Pulling Back the Curtain on Google’s Network Infrastructure

We adopted a set of principles to organize our networks that is now the primary driver for networking research and industrial innovation, Software Defined Networking (SDN). We observed that we could arrange emerging merchant switch silicon around a Clos topology to scale to the bandwidth requirements of a data center building. The topology of all five generations of our data center networks follow the blueprint below. Unfortunately, this meant that we would potentially require 10,000+ individual switching elements. Even if we could overcome the scalability challenges of existing network protocols, managing and configuring such a vast number of switching elements would be impossible.

So, our next observation was that we knew the exact configuration of the network we were trying to build. Every switch would play a well-defined role in a larger-ensemble. That is, from the perspective of a datacenter building, we wished to build a logical building-scale network. For network management, we built a single configuration for the entire network and pushed the single global configuration to all switches. Each switch would simply pull out its role in the larger whole. Finally, we transformed routing from a pair-wise, fully distributed (but somewhat slow and high overhead) scheme to a logically-centralized scheme under the control of a single dynamically-elected master as illustrated in the figure below from our paper.

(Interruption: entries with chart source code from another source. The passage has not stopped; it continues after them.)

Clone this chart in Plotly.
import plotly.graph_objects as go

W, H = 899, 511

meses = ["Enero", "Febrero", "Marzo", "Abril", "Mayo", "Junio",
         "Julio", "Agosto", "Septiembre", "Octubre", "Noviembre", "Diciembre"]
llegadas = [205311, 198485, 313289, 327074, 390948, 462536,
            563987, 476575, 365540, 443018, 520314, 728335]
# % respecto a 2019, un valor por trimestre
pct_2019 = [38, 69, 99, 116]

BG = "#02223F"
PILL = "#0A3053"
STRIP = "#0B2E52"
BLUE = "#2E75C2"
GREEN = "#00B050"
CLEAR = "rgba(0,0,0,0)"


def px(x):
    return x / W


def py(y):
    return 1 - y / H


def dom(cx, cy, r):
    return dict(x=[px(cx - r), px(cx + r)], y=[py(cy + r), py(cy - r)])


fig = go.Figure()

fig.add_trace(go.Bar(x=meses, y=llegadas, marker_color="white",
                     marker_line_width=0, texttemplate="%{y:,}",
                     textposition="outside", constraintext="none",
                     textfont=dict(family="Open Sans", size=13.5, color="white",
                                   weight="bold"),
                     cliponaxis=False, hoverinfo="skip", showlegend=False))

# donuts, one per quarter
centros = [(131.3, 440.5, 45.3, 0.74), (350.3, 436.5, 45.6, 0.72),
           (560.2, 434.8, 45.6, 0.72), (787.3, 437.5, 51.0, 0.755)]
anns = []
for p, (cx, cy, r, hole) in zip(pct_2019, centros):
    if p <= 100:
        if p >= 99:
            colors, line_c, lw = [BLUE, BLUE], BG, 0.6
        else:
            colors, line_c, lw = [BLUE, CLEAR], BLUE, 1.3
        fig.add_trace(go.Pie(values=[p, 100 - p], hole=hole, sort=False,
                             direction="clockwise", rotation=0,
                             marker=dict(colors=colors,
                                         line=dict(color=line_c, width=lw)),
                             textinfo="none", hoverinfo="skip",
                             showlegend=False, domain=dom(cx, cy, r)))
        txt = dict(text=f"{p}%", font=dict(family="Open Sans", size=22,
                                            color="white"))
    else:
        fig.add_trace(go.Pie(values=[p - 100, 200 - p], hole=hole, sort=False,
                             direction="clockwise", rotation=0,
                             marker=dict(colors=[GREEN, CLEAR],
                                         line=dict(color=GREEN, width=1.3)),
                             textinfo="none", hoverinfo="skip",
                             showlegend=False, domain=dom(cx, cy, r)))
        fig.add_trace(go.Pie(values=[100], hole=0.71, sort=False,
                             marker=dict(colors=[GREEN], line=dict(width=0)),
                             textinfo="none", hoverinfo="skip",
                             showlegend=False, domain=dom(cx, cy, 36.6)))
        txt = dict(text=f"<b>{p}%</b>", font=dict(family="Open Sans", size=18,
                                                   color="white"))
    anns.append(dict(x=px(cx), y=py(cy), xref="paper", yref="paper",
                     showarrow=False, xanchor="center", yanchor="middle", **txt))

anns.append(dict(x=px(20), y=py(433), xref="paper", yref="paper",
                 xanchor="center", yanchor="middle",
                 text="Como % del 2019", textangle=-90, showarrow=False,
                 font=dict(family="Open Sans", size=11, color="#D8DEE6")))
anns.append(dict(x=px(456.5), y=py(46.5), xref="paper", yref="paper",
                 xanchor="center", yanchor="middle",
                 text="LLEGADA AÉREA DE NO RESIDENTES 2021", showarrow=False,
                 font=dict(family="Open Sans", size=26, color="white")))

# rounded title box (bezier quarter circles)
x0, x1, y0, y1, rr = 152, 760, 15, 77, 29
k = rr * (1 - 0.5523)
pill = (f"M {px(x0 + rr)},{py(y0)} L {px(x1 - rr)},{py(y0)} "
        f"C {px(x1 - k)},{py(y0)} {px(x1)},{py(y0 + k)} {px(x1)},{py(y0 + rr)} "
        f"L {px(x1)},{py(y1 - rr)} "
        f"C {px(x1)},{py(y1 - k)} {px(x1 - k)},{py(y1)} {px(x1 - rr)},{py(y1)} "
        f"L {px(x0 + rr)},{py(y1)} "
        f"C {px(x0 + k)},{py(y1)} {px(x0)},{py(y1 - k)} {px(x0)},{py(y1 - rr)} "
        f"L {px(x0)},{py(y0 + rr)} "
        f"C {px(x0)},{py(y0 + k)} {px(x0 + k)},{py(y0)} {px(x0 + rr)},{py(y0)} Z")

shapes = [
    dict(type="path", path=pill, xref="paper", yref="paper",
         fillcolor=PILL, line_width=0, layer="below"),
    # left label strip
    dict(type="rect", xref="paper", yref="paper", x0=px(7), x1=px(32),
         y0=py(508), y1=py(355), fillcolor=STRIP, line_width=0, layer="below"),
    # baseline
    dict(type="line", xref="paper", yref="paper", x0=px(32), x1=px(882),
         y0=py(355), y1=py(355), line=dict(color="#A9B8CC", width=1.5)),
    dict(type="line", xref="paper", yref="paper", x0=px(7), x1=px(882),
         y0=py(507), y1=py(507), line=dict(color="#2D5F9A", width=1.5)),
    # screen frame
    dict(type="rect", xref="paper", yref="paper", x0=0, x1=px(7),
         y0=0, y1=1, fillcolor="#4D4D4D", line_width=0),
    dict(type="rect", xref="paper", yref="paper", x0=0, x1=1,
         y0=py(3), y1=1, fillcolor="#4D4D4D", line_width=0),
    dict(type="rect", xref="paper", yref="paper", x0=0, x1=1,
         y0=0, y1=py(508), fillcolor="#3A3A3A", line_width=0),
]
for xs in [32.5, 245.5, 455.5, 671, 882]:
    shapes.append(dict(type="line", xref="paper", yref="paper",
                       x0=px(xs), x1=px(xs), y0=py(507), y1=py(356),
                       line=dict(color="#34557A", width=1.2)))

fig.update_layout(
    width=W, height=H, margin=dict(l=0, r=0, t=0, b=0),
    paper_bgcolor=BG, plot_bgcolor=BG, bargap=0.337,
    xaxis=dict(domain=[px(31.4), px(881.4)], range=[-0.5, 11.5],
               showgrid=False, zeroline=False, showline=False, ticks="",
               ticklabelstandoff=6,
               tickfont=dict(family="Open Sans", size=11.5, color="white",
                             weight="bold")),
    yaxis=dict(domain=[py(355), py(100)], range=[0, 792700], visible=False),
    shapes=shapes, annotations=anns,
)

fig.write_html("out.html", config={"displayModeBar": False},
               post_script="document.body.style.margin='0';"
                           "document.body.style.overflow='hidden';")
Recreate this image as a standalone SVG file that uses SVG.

Our SIGCOMM paper on Jupiter is one of four Google-authored papers being presented at that conference. Taken together, these papers show the benefits of embedding research within production teams, reflecting both collaborations with PhD students carrying out extended research efforts with Google engineers during internships as well as key insights from deployed production systems:

  • Our work on Bandwidth Enforcer shows how we can allocate wide area bandwidth among tens of thousands of individual applications based on centrally configured policy, substantially improving network utilization while simultaneously isolating services from one another.
  • Condor addresses the challenges of designing data center network topologies. Network designers can specify constraints for data center networks; Condor efficiently generates candidate network designs that meet these constraints, and evaluates these candidates against a variety of target metrics.
  • Congestion control in datacenter networks is challenging because of tiny buffers and very small round trip times. TIMELY shows how to manage datacenter bandwidth allocation while maintaining highly responsive and low latency network roundtrips in the data center.

These efforts reflect the latest in a long series of substantial Google contributions in networking. We are excited about being increasingly open about results of our research work: to solicit feedback on our approach, to influence future research and development directions so that we can benefit from community-wide efforts to improve networking, and to attract the next-generation of great networking thinkers and builders to Google. Our focus on Google Cloud Platform further increases the importance of being open about our infrastructure. Since the same network powering Google infrastructure for a decade is also the underpinnings of our Cloud Platform, all developers can leverage the network to build highly robust, manageable, and globally scalable services.